Step 1: Understanding the Concept:
Phenol undergoes electrophilic aromatic substitution very easily because the \(-\text{OH}\) group is a highly activating, ortho/para directing group.
The lone pair on oxygen increases the electron density in the ring through resonance.
Step 2: Key Formula or Approach:
The approach involves identifying the effect of the solvent on the bromination of phenol.
In highly polar solvents like water (aqueous bromine), phenol ionizes to the phenoxide ion, which is even more reactive than phenol.
Step 3: Detailed Explanation:
When phenol reacts with bromine water (\(\text{Br}_2/\text{H}_2\text{O}\)), the reactivity is so high that substitution occurs at all available ortho and para positions simultaneously.
The phenoxide ion (\(\text{C}_6\text{H}_5\text{O}^-\)) formed in aqueous medium increases the ring's nucleophilicity significantly.
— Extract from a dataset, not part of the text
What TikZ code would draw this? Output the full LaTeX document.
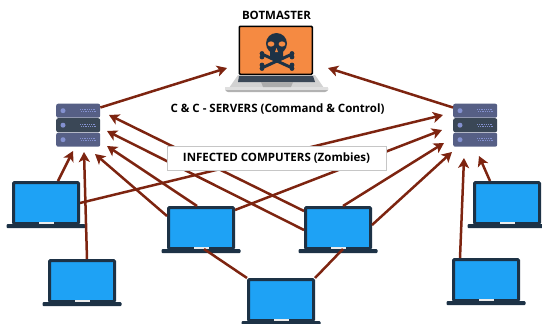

Consequently, multiple bromine atoms substitute the hydrogen atoms at positions 2, 4, and 6.
The reaction results in the formation of a white precipitate of 2,4,6-tribromophenol.
\[ \text{C}_6\text{H}_5\text{OH} + 3\text{Br}_2 \xrightarrow{\text{H}_2\text{O}} \text{C}_6\text{H}_2(\text{OH})(\text{Br})_3 + 3\text{HBr} \]
Step 4: Final Answer:
Phenol reacts with aqueous bromine to give 2,4,6-tribromophenol.